For a period of three weeks last month, we walked together, I as his junior companion, in the ministry of the Lord. I give you my witness of the workings of the Spirit in this the prophet of our day, the Spirit nurtured and cultivated and listened to through years reaching back to boyhood.

Be prayerful, my friends, and listen. You may never hear a voice. You likely will not. But in a manner that you cannot explain, you will be prompted and blessed. For the Lord has promised, “I will tell you in your … heart, by the Holy Ghost, which shall come upon you. …” (D&C 8:2.)

Be prayerful, and you will know that God hears and answers. Not always as we might wish him to answer, but with the passing of the years, there will come a realization as certain as the sunrise that he heard and responded.
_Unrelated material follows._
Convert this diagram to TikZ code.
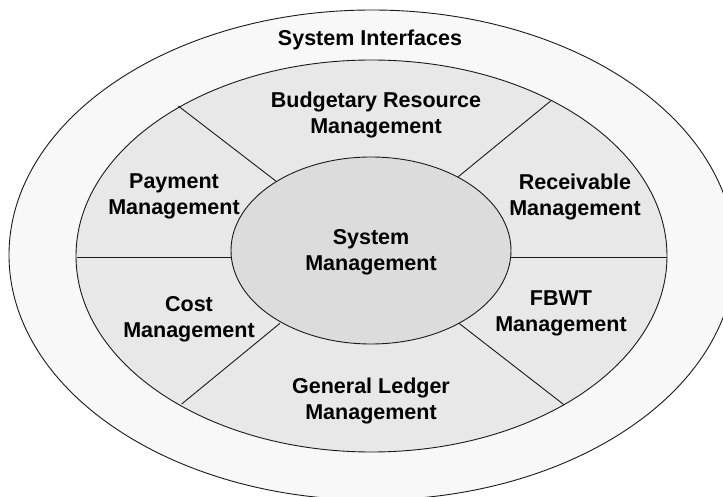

And so, watch the switches in your life, the small but important day-to-day decisions. Be smart, my dear young friends. Be clean. Be obedient. Be prayerful. To do so will require a measure of discipline, the exercise of which will bring strength and capacity for great and demanding tasks that lie ahead of you in building the kingdom of God and in filling places of useful service in the work of the world. Your lives will be satisfying and your joy will be eternal. I so promise you as a servant of the Lord, and invoke upon you that sweet peace which comes from him alone, in the name of Jesus Christ. Amen.